Query regarding DRAM on SSD's
Bullshit. For most uses, it doesn't matter if it has DRAM or not.
DRAM is used by the SSD controller to keep track of information about where the data is located in memory chips... it's not used to cache data to give it to you faster.
The operating system sees a storage device as a long chain of "sectors" each 512 bytes or 4096 bytes or some other fixed size, it has this concept from the times of mechanical drives and floppy drives which stored data in a concentric tracks on platters.
So for example, when the operating system requests sector 1,000,000 from a mechanical drive, the circuitry on the drive knows that 1,000,000 sector is physically located on the 3rd disc, top surface, 100th concentric track, the 50th sector on the round track... it's a simple formula for the drive to determine where each sector is, move the read/write heads, wait until the disc rotates until the data is under the read/write heads and read or write that sector.
SSDs don't work like that because they have some quirks about erasing or overwriting data... SSDs can not overwrite any random sector randomly.
SSDs have the memory arranged in sections , for example a section (let's call it "block") of 32 MB, in which there are 8192 "pages" that can each hold 4096 bytes.
The SSD controller can write data into one of those pages but once data is written, it can not be changed or overwritten. If you want to erase that page, you have to erase the whole block of 32 MB. But each erases causes some damage to the memory chip, and that's where you get the endurance of a SSD from. A QLC drive for example can only erase a block up to 400-600 times, maybe even less.
So when the operating system requests to overwrite a page, to put new information in it, the SSD controller simply marks that page with a flag that says "can be erased" and finds a writable page in some other 32 MB block to put the new data.
When a lot of pages in a block get this "can be erased" flag, the SSD controller will copy the valid pages to other blocks, and perform an erase on the block, making the whole 32 MB block available again for writing.
Because of this, the SSD needs to have a list, a table, with the relationship between what the operating system requests, and where the data is actually located in memory chips.
The table is something like
Sectors 0 to 100 -> memory chip 1, block 10, pages 30-130
sector 101 - > memory chip 3, block 1, page 20
...
and so on.
A SSD without DRAM has this list in a special hidden area of flash memory, and each time you write data to the SSD, the SSD controller has to write the data but also has to update that list.

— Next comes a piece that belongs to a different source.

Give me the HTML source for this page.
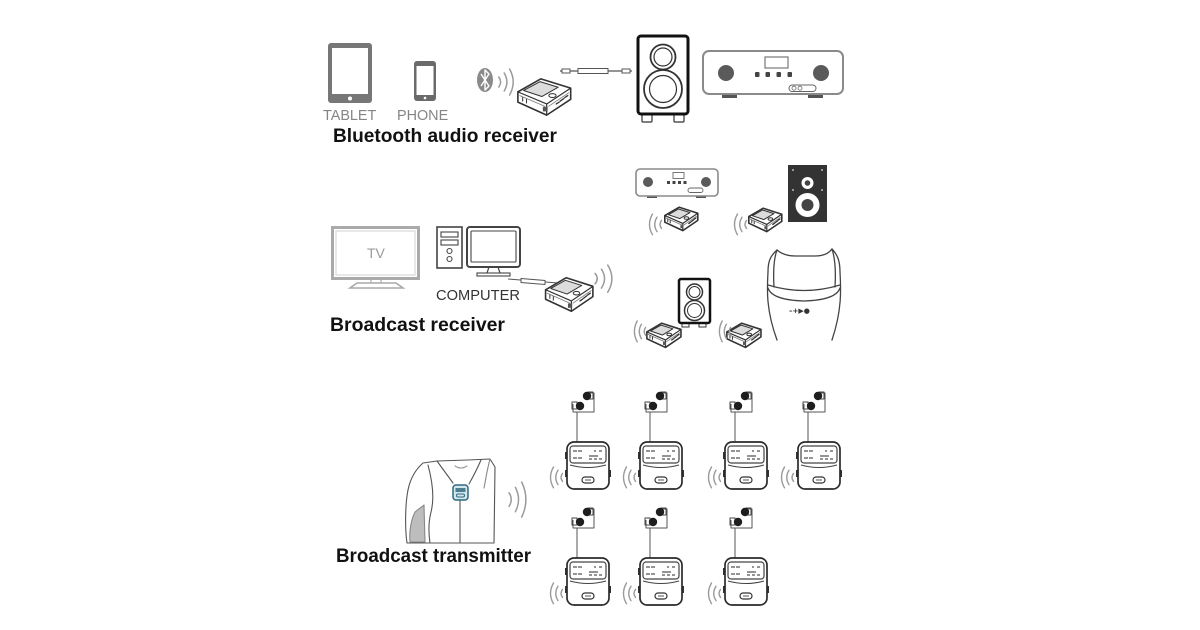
<!DOCTYPE html>
<html><head><meta charset="utf-8">
<style>
html,body{margin:0;padding:0;background:#fff;}
svg{display:block;}
</style></head>
<body>
<svg width="1200" height="630" viewBox="0 0 1200 630" xmlns="http://www.w3.org/2000/svg">
<defs>
  <g id="waveR" fill="none" stroke="#9a9a9a" stroke-width="1.5" stroke-linecap="round">
    <path d="M2,8 Q6,13 2,18" vector-effect="non-scaling-stroke"/>
    <path d="M8,4 Q14,13 8,22" vector-effect="non-scaling-stroke"/>
    <path d="M14,0 Q22,13 14,26" vector-effect="non-scaling-stroke"/>
  </g>
  <g id="waveL" fill="none" stroke="#9a9a9a" stroke-width="1.4" stroke-linecap="round">
    <path d="M18,8 Q14,13 18,18" vector-effect="non-scaling-stroke"/>
    <path d="M12,4 Q6,13 12,22" vector-effect="non-scaling-stroke"/>
    <path d="M6,0 Q-2,13 6,26" vector-effect="non-scaling-stroke"/>
  </g>
  <g id="recv" stroke="#333" stroke-linejoin="round" stroke-linecap="round">
    <path d="M3,16 L27,2 L58,12 L58,24 L33,41 L3,27 Z" fill="#fff" stroke-width="1.6" vector-effect="non-scaling-stroke"/>
    <path d="M3,16 L33,29 L58,12 M33,29 L33,41" fill="none" stroke-width="1.2" vector-effect="non-scaling-stroke"/>
    <path d="M5,20 L31,31.5 M35,31.5 L56,17" fill="none" stroke="#777" stroke-width="0.8" vector-effect="non-scaling-stroke"/>
    <path d="M9,14.5 L26,5 L45,11 L28,21 Z" fill="#dcdcdc" stroke-width="1" vector-effect="non-scaling-stroke"/>
    <ellipse cx="39" cy="20" rx="3.8" ry="2.1" fill="#fff" stroke-width="1" vector-effect="non-scaling-stroke"/>
    <rect x="29" y="32" width="5" height="5" fill="#555" stroke="none"/>
    <path d="M47,26 L51,23 M43,29 L46,27 M52,22 L55,20" fill="none" stroke-width="1.3" vector-effect="non-scaling-stroke"/>
    <path d="M8,22 L8,26 M12,24 L12,28" fill="none" stroke-width="1" vector-effect="non-scaling-stroke"/>
  </g>
  <g id="bud" stroke-linejoin="round">
    <path d="M10,0 L10,-30 L27,-30 L27,-49 L21,-49 M10,-30 L6,-30 L6,-38" stroke="#555" fill="none" stroke-width="1"/>
    <rect x="5" y="-40" width="5" height="7" fill="none" stroke="#444" stroke-width="1"/>
    <rect x="21" y="-50" width="5" height="7" fill="none" stroke="#444" stroke-width="1"/>
    <circle cx="13" cy="-36" r="4.2" fill="#1e1e1e"/>
    <circle cx="20" cy="-46" r="4.2" fill="#1e1e1e"/>
    <rect x="-2" y="10" width="3" height="7" fill="#333"/>
    <rect x="-2" y="28" width="3" height="7" fill="#333"/>
    <rect x="41" y="28" width="3" height="7" fill="#333"/>
    <rect x="0" y="0" width="42" height="47" rx="7" fill="#fff" stroke="#2a2a2a" stroke-width="1.7"/>
    <rect x="3" y="4" width="36" height="17" rx="3" fill="#fff" stroke="#444" stroke-width="1.2"/>
    <path d="M6,9 h4 M11,9 h4 M27,9 h2 M32,9 h3 M6,16 h4 M11,16 h4 M22,14 h9 M22,17 h3 M27,17 h3 M32,17 h3" stroke="#555" stroke-width="1.2"/>
    <path d="M3,23 Q21,28 39,23" fill="none" stroke="#444" stroke-width="1.1"/>
    <rect x="15" y="35" width="12" height="6" rx="3" fill="#fff" stroke="#333" stroke-width="1.2"/>
    <path d="M18,38 h6" stroke="#555" stroke-width="1"/>
  </g>
</defs>

<rect width="1200" height="630" fill="#fff"/>

<!-- ============ SECTION 1 ============ -->
<rect x="328" y="43" width="44" height="60" rx="3" fill="#777"/>
<rect x="332" y="48" width="36" height="46" fill="#fff"/>
<circle cx="350" cy="98.5" r="2" fill="#fff"/>
<rect x="414" y="61" width="22" height="40" rx="3" fill="#6a6a6a"/>
<rect x="416.5" y="66" width="17" height="29" fill="#fff"/>
<circle cx="425" cy="98" r="1.3" fill="#fff"/>
<text x="323" y="120" font-family="Liberation Sans, sans-serif" font-size="14.4" fill="#858585">TABLET</text>
<text x="397" y="120" font-family="Liberation Sans, sans-serif" font-size="14.4" fill="#858585">PHONE</text>
<text x="333" y="142" font-family="Liberation Sans, sans-serif" font-size="19" font-weight="bold" fill="#111" textLength="224" lengthAdjust="spacingAndGlyphs">Bluetooth audio receiver</text>

<ellipse cx="485" cy="80" rx="8" ry="12" fill="#8a8a8a"/>
<path d="M481,74 L489,86 L485,90 L485,70 L489,74 L481,86" fill="none" stroke="#fff" stroke-width="1.4" stroke-linejoin="round"/>
<use href="#waveR" transform="translate(497,69) scale(0.9,1)"/>

<use href="#recv" transform="translate(515,77) scale(0.96,0.93)"/>

<line x1="560" y1="71" x2="632" y2="71" stroke="#555" stroke-width="1.2"/>
<rect x="562" y="69" width="8" height="4" fill="#fff" stroke="#555" stroke-width="1"/>
<rect x="578" y="68.5" width="30" height="5" fill="#fff" stroke="#555" stroke-width="1"/>
<rect x="622" y="69" width="8" height="4" fill="#fff" stroke="#555" stroke-width="1"/>

<rect x="642" y="114" width="10" height="8" rx="1" fill="#fff" stroke="#333" stroke-width="1.2"/>
<rect x="674" y="114" width="10" height="8" rx="1" fill="#fff" stroke="#333" stroke-width="1.2"/>
<rect x="638" y="36" width="50" height="78" rx="3" fill="#fff" stroke="#111" stroke-width="3"/>
<circle cx="663" cy="57" r="12.5" fill="#fff" stroke="#333" stroke-width="1.8"/>
<circle cx="663" cy="57" r="9" fill="#fff" stroke="#333" stroke-width="1.2"/>
<circle cx="663" cy="89" r="19" fill="#fff" stroke="#333" stroke-width="1.8"/>
<circle cx="663" cy="89" r="13.5" fill="#fff" stroke="#333" stroke-width="1.2"/>

<rect x="722" y="93" width="15" height="5" fill="#555"/>
<rect x="808" y="93" width="15" height="5" fill="#555"/>
<rect x="703" y="51" width="140" height="43" rx="6" fill="#fff" stroke="#8a8a8a" stroke-width="2"/>
<circle cx="726" cy="73" r="8" fill="#5a5a5a"/>
<circle cx="821" cy="73" r="8" fill="#5a5a5a"/>
<rect x="765" y="57" width="23" height="11" fill="#fff" stroke="#777" stroke-width="1.2"/>
<rect x="755" y="72" width="4.5" height="5" rx="1" fill="#444"/>
<rect x="765.5" y="72" width="4.5" height="5" rx="1" fill="#444"/>
<rect x="776.5" y="72" width="4.5" height="5" rx="1" fill="#444"/>
<rect x="787.5" y="72" width="4.5" height="5" rx="1" fill="#444"/>
<rect x="789" y="85" width="27" height="6.5" rx="3.2" fill="#fff" stroke="#666" stroke-width="1"/>
<circle cx="794" cy="88.2" r="2" fill="none" stroke="#666" stroke-width="0.8"/>
<circle cx="800" cy="88.2" r="2" fill="none" stroke="#666" stroke-width="0.8"/>

<!-- ============ SECTION 2 ============ -->
<rect x="332.5" y="227.5" width="86" height="51" fill="#fff" stroke="#aaa" stroke-width="3"/>
<rect x="336" y="231" width="79" height="44" fill="none" stroke="#d0d0d0" stroke-width="1"/>
<rect x="371" y="279" width="10" height="4" fill="none" stroke="#aaa" stroke-width="1.2"/>
<path d="M357,283 L396,283 L403,288 L350,288 Z" fill="#fff" stroke="#aaa" stroke-width="1.6"/>
<text x="367" y="258" font-family="Liberation Sans, sans-serif" font-size="14" fill="#9a9a9a">TV</text>

<rect x="437" y="227" width="25" height="41" fill="#fff" stroke="#444" stroke-width="1.6"/>
<rect x="441" y="232" width="17" height="5" fill="none" stroke="#444" stroke-width="1.1"/>
<rect x="441" y="240" width="17" height="5" fill="none" stroke="#444" stroke-width="1.1"/>
<circle cx="449.5" cy="251" r="2.5" fill="none" stroke="#444" stroke-width="1.1"/>
<circle cx="449.5" cy="259" r="2.5" fill="none" stroke="#444" stroke-width="1.1"/>
<rect x="467" y="227" width="53" height="40" rx="3" fill="#fff" stroke="#444" stroke-width="2"/>
<rect x="471" y="231" width="45" height="31" rx="1" fill="none" stroke="#444" stroke-width="1.1"/>
<path d="M489,267 L487,273 M498,267 L500,273" stroke="#444" stroke-width="1.2" fill="none"/>
<rect x="477" y="273" width="33" height="3" fill="#fff" stroke="#444" stroke-width="1.1"/>
<text x="436" y="300" font-family="Liberation Sans, sans-serif" font-size="15" fill="#333" textLength="84" lengthAdjust="spacingAndGlyphs">COMPUTER</text>

<line x1="508" y1="279" x2="558" y2="283" stroke="#555" stroke-width="1.1"/>
<path d="M521,278.5 L545,280.5 L545,284.5 L521,282.5 Z" fill="#fff" stroke="#555" stroke-width="1"/>

<use href="#recv" transform="translate(543,276) scale(0.86,0.86)"/>
<use href="#waveR" transform="translate(593,265) scale(1.05,1.05)"/>

<rect x="647" y="195" width="10" height="3" fill="#555"/>
<rect x="696" y="195" width="10" height="3" fill="#555"/>
<rect x="636" y="169" width="82" height="27" rx="4" fill="#fff" stroke="#8a8a8a" stroke-width="1.6"/>
<circle cx="648" cy="182" r="5" fill="#5a5a5a"/>
<circle cx="706" cy="182" r="5" fill="#5a5a5a"/>
<rect x="673" y="172.5" width="11" height="6" fill="none" stroke="#777" stroke-width="1"/>
<rect x="667" y="181" width="3" height="3" fill="#444"/>
<rect x="672.5" y="181" width="3" height="3" fill="#444"/>
<rect x="678" y="181" width="3" height="3" fill="#444"/>
<rect x="683.5" y="181" width="3" height="3" fill="#444"/>
<rect x="688" y="188" width="15" height="4.5" rx="2.2" fill="none" stroke="#666" stroke-width="0.9"/>

<rect x="788" y="165" width="39" height="57" fill="#333"/>
<circle cx="807.5" cy="183" r="6" fill="#fff"/>
<circle cx="807.5" cy="183" r="2.8" fill="#444"/>
<circle cx="807.5" cy="205" r="12" fill="#fff"/>
<circle cx="807.5" cy="205" r="6" fill="#444"/>
<circle cx="793" cy="170" r="1" fill="#bbb"/>
<circle cx="822" cy="170" r="1" fill="#bbb"/>
<circle cx="793" cy="190" r="1" fill="#bbb"/>
<circle cx="822" cy="190" r="1" fill="#bbb"/>

<use href="#recv" transform="translate(663,206) scale(0.6)"/>
<use href="#waveL" transform="translate(648,214) scale(0.75,0.8)"/>
<use href="#recv" transform="translate(747,207) scale(0.6)"/>
<use href="#waveL" transform="translate(733,214) scale(0.75,0.8)"/>

<rect x="682" y="322" width="7" height="5" fill="#fff" stroke="#333" stroke-width="1"/>
<rect x="699" y="322" width="7" height="5" fill="#fff" stroke="#333" stroke-width="1"/>
<rect x="679" y="279" width="31" height="44" rx="2" fill="#fff" stroke="#111" stroke-width="2.5"/>
<circle cx="694.5" cy="292" r="8" fill="#fff" stroke="#333" stroke-width="1.5"/>
<circle cx="694.5" cy="292" r="5.5" fill="#fff" stroke="#333" stroke-width="1"/>
<circle cx="694.5" cy="310.5" r="10" fill="#fff" stroke="#333" stroke-width="1.5"/>
<circle cx="694.5" cy="310.5" r="7" fill="#fff" stroke="#333" stroke-width="1"/>

<use href="#recv" transform="translate(645,322) scale(0.62)"/>
<use href="#waveL" transform="translate(633,321) scale(0.7,0.8)"/>
<use href="#recv" transform="translate(725,322) scale(0.62)"/>
<use href="#waveL" transform="translate(718,321) scale(0.7,0.8)"/>

<g fill="none" stroke="#444" stroke-width="1.3" stroke-linecap="round">
  <path d="M777,250 C770,256 768,262 768,272 C767,290 766,310 777,340"/>
  <path d="M832,249 C838,255 840,262 840,272 C841,290 842,310 832,340"/>
  <path d="M777,250 Q784,256 795,256 L815,256 Q827,256 832,249"/>
  <path d="M777,250 C774,258 773,270 774,287"/>
  <path d="M832,249 C835,258 836,270 835,287"/>
  <path d="M768,285 Q804,296 840,285"/>
  <path d="M768,288 Q772,300 804,301 Q836,300 840,288"/>
</g>
<text x="789" y="313" font-family="DejaVu Sans, sans-serif" font-size="7" font-weight="bold" fill="#333">–+▶●</text>

<text x="330" y="331" font-family="Liberation Sans, sans-serif" font-size="19" font-weight="bold" fill="#111" textLength="175" lengthAdjust="spacingAndGlyphs">Broadcast receiver</text>

<!-- ============ SECTION 3 ============ -->
<g stroke="#555" stroke-width="1.1" fill="none" stroke-linejoin="round" stroke-linecap="round">
  <path d="M423,463 L437,461 L468,460 L490,459 L495,467 L494,543 L407,543 C405,530 405,505 408,490 C410,480 415,470 423,463 Z" fill="#fff"/>
  <path d="M424,505 L425,542 L410,542 C409,532 411,520 415,512 Z" fill="#bdbdbd" stroke="#888"/>
  <path d="M428,465 C432,480 435,497 431,512 C429,520 428,530 430,543"/>
  <path d="M437,461 C442,468 448,476 453,483"/>
  <path d="M481,460 C478,467 474,475 469,484"/>
  <path d="M460,500 L460,543"/>
  <path d="M455,466 Q461,470 467,466" stroke="#999"/>
  <path d="M490,459 C487,470 486,478 484,488" stroke="#888"/>
</g>
<rect x="453" y="485" width="15" height="15" rx="3" fill="#d4e6ec" stroke="#2d6a80" stroke-width="1.5"/>
<rect x="455.5" y="488" width="10" height="4" fill="#4a7f92"/>
<rect x="456.5" y="494" width="8" height="3" rx="1.5" fill="none" stroke="#2d6a80" stroke-width="1"/>
<use href="#waveR" transform="translate(507,482) scale(1.05,1.35)"/>

<text x="336" y="562" font-family="Liberation Sans, sans-serif" font-size="19" font-weight="bold" fill="#111" textLength="195" lengthAdjust="spacingAndGlyphs">Broadcast transmitter</text>

<use href="#bud" transform="translate(567,442)"/>
<use href="#waveL" transform="translate(549,467) scale(0.75,0.8)"/>
<use href="#bud" transform="translate(640,442)"/>
<use href="#waveL" transform="translate(622,467) scale(0.75,0.8)"/>
<use href="#bud" transform="translate(725,442)"/>
<use href="#waveL" transform="translate(707,467) scale(0.75,0.8)"/>
<use href="#bud" transform="translate(798,442)"/>
<use href="#waveL" transform="translate(780,467) scale(0.75,0.8)"/>

<use href="#bud" transform="translate(567,558)"/>
<use href="#waveL" transform="translate(549,583) scale(0.75,0.8)"/>
<use href="#bud" transform="translate(640,558)"/>
<use href="#waveL" transform="translate(622,583) scale(0.75,0.8)"/>
<use href="#bud" transform="translate(725,558)"/>
<use href="#waveL" transform="translate(707,583) scale(0.75,0.8)"/>
</svg>
</body></html>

If you read a lot of files at the same time, the SSD controller has to go look up where the sectors for those files are located, and then read the data from those pages.
This means that if you do a lot of writing, like writing 10-20 files in parallel, it's going to be a bit slower because the drive has to update that table in the flash memory.
A SSD with DRAM uses the RAM to load that table into the RAM when it starts up, and from that point it updates the data into the ram instead of writing into the memory, and will only periodically dump the data from ram to the memory chips (because otherwise if there's a power failure, the SSD doesn't know where the data is located).
Writing to ram is much faster, so the drive in theory can write lots of files simultaneously faster, can have higher IOPS.
It's typical for drives to have around 1 GB of dram for every TB of actual memory, because it's enough space to hold that table in RAM this way.
There's an in-between in SSDs with HBM support - HBM is a pci-e feature where the SSD controller can "burrow" some RAM from the computer RAM and keep fragments of that table in RAM instead of reading and writing the memory on the SSD.
It's not as fast as DRAM, but faster than not having DRAM, it's a good compromise.
For example, most SSDs will burrow 64 MB of regular RAM, and store fragments of that table in that 64 MB of ram.
For regular usage, like having games stored on the SSD, it makes no difference if the drive has DRAM or not. It's like difference between loading a game at 3.1 GB/s versus 3.0 GB/s ... you lose 100 MB/s because the SSD has to pause and look up what to read from that hidden area that holds the table, instead of reading the data from ram.
Even for an operating system drive, it really doesn't matter for most users, as most users don't use applications that read and write lots of files in parallel, that do thousands of updates and small edits and so on.